The Good, the Bad, and the Ugly is of course a Western starring Clint Eastwood, Lee Van Cleef, and Eli Wallach, the third in Sergio Leone’s “Man with No Name” trilogy of spaghetti Westerns (a misnomer, actually. Eastwood is called “Blondie” in this film). Most Westerns are about revenge, and while revenge does drive Wallach’s character for a large portion of the movie, these characters are all out for something just as personally satisfying: a fortune in Civil War gold. The three protagonists are more than characters: they are archetypes, each introduced by his own title card: the Good. The Bad. The Ugly. Sergio Leone would play with these archetypes in his next film, Once upon a Time in the West, but they never cast such an iconic shadow as in this film
The Good, the Bad, and the Ugly plot is twisty and wide-ranging, but boils down to simplicity itself: three men traveling across the American South during the Civil War forge alliances with each other and break them just as frequently as they race to be the first to acquire the treasure. The finale, a showdown in a cemetery, is arguably film’s greatest gunfight.

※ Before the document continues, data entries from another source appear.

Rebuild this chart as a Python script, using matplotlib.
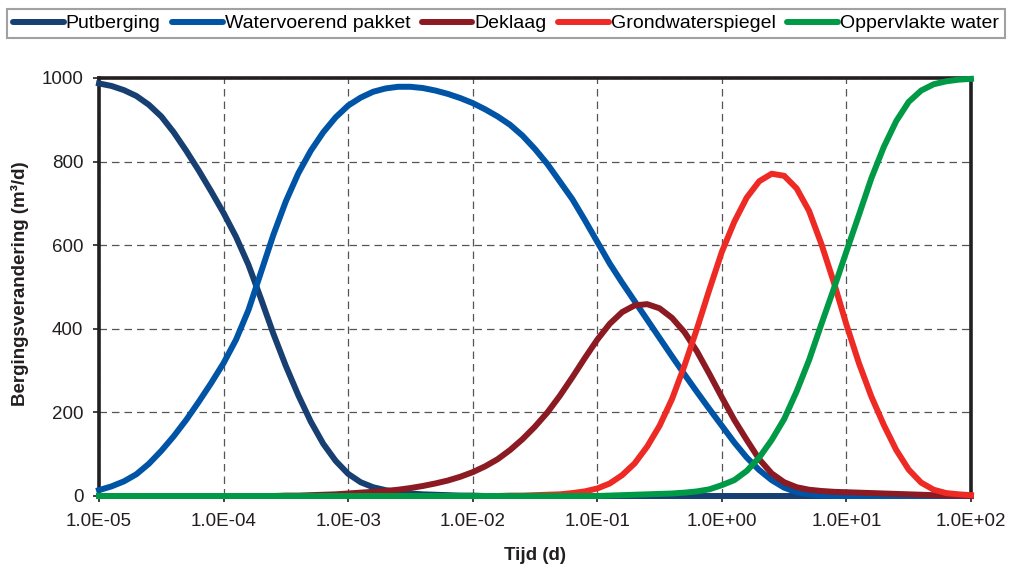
import numpy as np
import matplotlib.pyplot as plt
from matplotlib.ticker import FixedLocator, NullLocator

plt.rcParams['font.family'] = ['Liberation Sans', 'DejaVu Sans']

# tijdstappen (d), 10 per decade
tijd = np.logspace(-5, 2, 71)

# bergingsverandering (m3/d) per component
putberging = [987, 981, 971, 957, 936, 908, 870, 826, 779, 729,
              677, 620, 553, 472, 388, 311, 241, 178, 125, 84,
              53, 33, 21, 14, 9, 6, 4, 3, 2, 1,
              1, 0, 0, 0, 0, 0, 0, 0, 0, 0,
              0, 0, 0, 0, 0, 0, 0, 0, 0, 0,
              0, 0, 0, 0, 0, 0, 0, 0, 0, 0,
              0, 0, 0, 0, 0, 0, 0, 0, 0, 0,
              0]
watervoerend = [14, 23, 35, 52, 77, 108, 143, 182, 225, 270,
                318, 374, 445, 535, 625, 705, 772, 826, 870, 906,
                934, 953, 967, 975, 979, 979, 976, 970, 962, 952,
                940, 925, 908, 888, 862, 830, 794, 752, 710, 660,
                608, 556, 510, 466, 422, 378, 334, 291, 249, 208,
                168, 128, 92, 62, 38, 20, 9, 4, 1, 0,
                0, 0, 0, 0, 0, 0, 0, 0, 0, 0,
                0]
deklaag = [0, 0, 0, 0, 0, 0, 0, 0, 0, 0,
           0, 0, 0, 0, 0, 1, 1, 2, 3, 4,
           6, 8, 10, 12, 15, 19, 24, 30, 37, 46,
           57, 71, 88, 110, 136, 166, 200, 240, 284, 330,
           374, 412, 440, 456, 459, 449, 426, 392, 346, 292,
           236, 182, 134, 88, 54, 33, 21, 15, 12, 10,
           9, 8, 7, 6, 5, 4, 3, 2, 1, 1,
           0]
grondwater = [0, 0, 0, 0, 0, 0, 0, 0, 0, 0,
              0, 0, 0, 0, 0, 0, 0, 0, 0, 0,
              0, 0, 0, 0, 0, 0, 0, 0, 0, 0,
              0, 0, 0, 1, 1, 2, 3, 4, 7, 11,
              18, 30, 50, 78, 118, 168, 232, 312, 400, 494,
              584, 656, 714, 753, 771, 766, 736, 682, 602, 510,
              410, 318, 238, 170, 110, 63, 32, 15, 7, 4,
              2]
oppervlakte = [0, 0, 0, 0, 0, 0, 0, 0, 0, 0,
               0, 0, 0, 0, 0, 0, 0, 0, 0, 0,
               0, 0, 0, 0, 0, 0, 0, 0, 0, 0,
               0, 0, 0, 0, 0, 0, 0, 0, 0, 0,
               0, 1, 2, 3, 4, 5, 6, 8, 11, 16,
               26, 38, 60, 92, 134, 184, 250, 325, 412, 497,
               585, 672, 760, 835, 897, 943, 970, 985, 992, 996,
               998]

namen = ['Putberging', 'Watervoerend pakket', 'Deklaag',
         'Grondwaterspiegel', 'Oppervlakte water']
kleuren = ['#173f71', '#0054a6', '#8b1a22', '#ee2a25', '#009a46']
reeksen = [putberging, watervoerend, deklaag, grondwater, oppervlakte]

x_ticks = [1e-5, 1e-4, 1e-3, 1e-2, 1e-1, 1e0, 1e1, 1e2]
x_labels = ['1.0E-05', '1.0E-04', '1.0E-03', '1.0E-02',
            '1.0E-01', '1.0E+00', '1.0E+01', '1.0E+02']
y_ticks = [0, 200, 400, 600, 800, 1000]

fig = plt.figure(figsize=(10.11, 5.65), dpi=100)
ax = fig.add_axes([99 / 1011, 1 - 496 / 565, 872 / 1011, 418 / 565])

for waarden, naam, kleur in zip(reeksen, namen, kleuren):
    ax.plot(tijd, waarden, color=kleur, lw=4.3, label=naam,
            clip_on=False, zorder=3, solid_joinstyle='round')

ax.set_xscale('log')
ax.set_xlim(1e-5, 1e2)
ax.set_ylim(0, 1000)
ax.xaxis.set_major_locator(FixedLocator(x_ticks))
ax.xaxis.set_minor_locator(NullLocator())
ax.set_xticklabels(x_labels)
ax.set_yticks(y_ticks)

ax.grid(True, color='#555555', lw=0.9, linestyle=(0, (6, 4)))
ax.set_axisbelow(True)
for s in ax.spines.values():
    s.set_linewidth(2.6)
    s.set_color('#231f20')
ax.tick_params(direction='out', length=4.3, width=1.2, colors='#231f20',
               labelsize=13.5)
ax.tick_params(axis='x', pad=8)
ax.tick_params(axis='y', pad=7)

fig.text(20 / 1011, 1 - 284 / 565, 'Bergingsverandering (m³/d)', rotation=90,
         ha='center', va='center', fontsize=13.5, fontweight='bold',
         color='#231f20')
fig.text(535 / 1011, 5.5 / 565, 'Tijd (d)', ha='center', va='baseline',
         fontsize=13.5, fontweight='bold', color='#231f20')

leg = fig.legend(loc='upper center', bbox_to_anchor=(506 / 1011, 1 - 9 / 565),
                 ncol=5, fontsize=14, frameon=True, fancybox=False,
                 edgecolor='#8a8a8a', handlelength=2.6, handletextpad=0.1,
                 columnspacing=0.6, borderpad=0.3, borderaxespad=0)
leg.get_frame().set_linewidth(1.5)
for h in leg.legend_handles:
    h.set_solid_capstyle('round')

fig.savefig('out.png', dpi=100)
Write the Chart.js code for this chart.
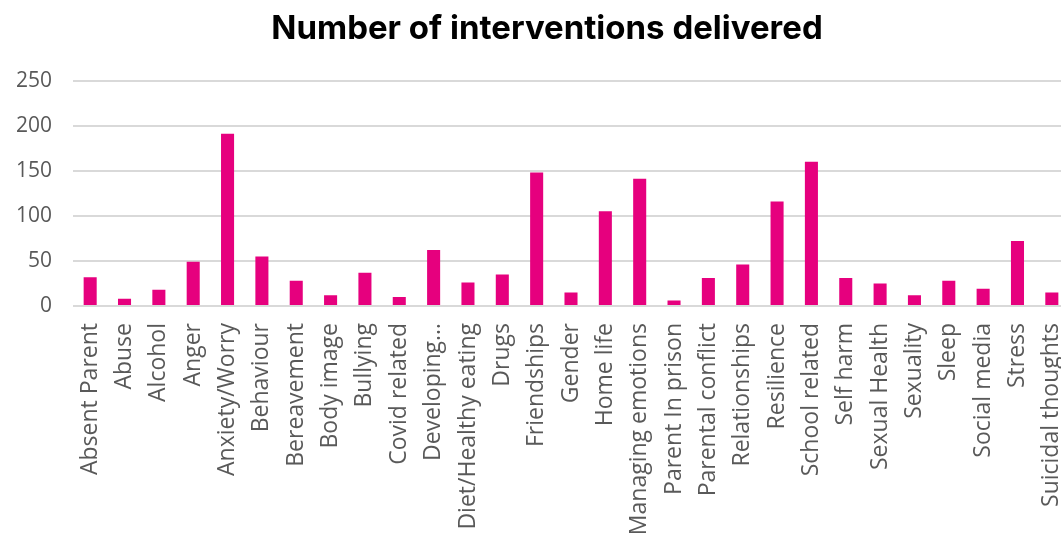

Violence? Copious amounts of it, from fisticuffs to torture to some of the most meticulously choreographed gun violence ever.
Explosions? One mother of an explosion, dwarfed only by another one Leone staged a few years later in Duck, You Sucker.
Hot chicks? Well, no. Sorry. Once upon a Time in the West has a hot chick for the ages, but unfortunately this movie is all about men doing manly things.
Highlights: The aforementioned gunfight finale, the pervasive cynicism and nastiness, Eli Wallach’s enthusiastically amoral Tuco (one of filmdom’s finest marriages of character and actor). Oh, and did I mention the score? Ennio Morricone is one of the greats, and this movie has one of his great scores, which has been reference and parodied in so many movies, television shows and commercials that it’s practically a cliché.
This is simply such a great, endlessly rewarding film that any man who doesn’t own it, in my opinion, doesn’t really care about film. It’s important on multiple levels, from cultural impact to Leone’s growth as an artist to its effect upon Clint Eastwood’s career (virtually every character he subsequently played was either a call-back to or subversion of the laconic gunfighter he portrays here). It’s thrilling, full of machismo, and funny as hell. Having The Good, the Bad, and the Ugly DVD in your collection signals to people that you appreciate great cinema, but you still like to have fun.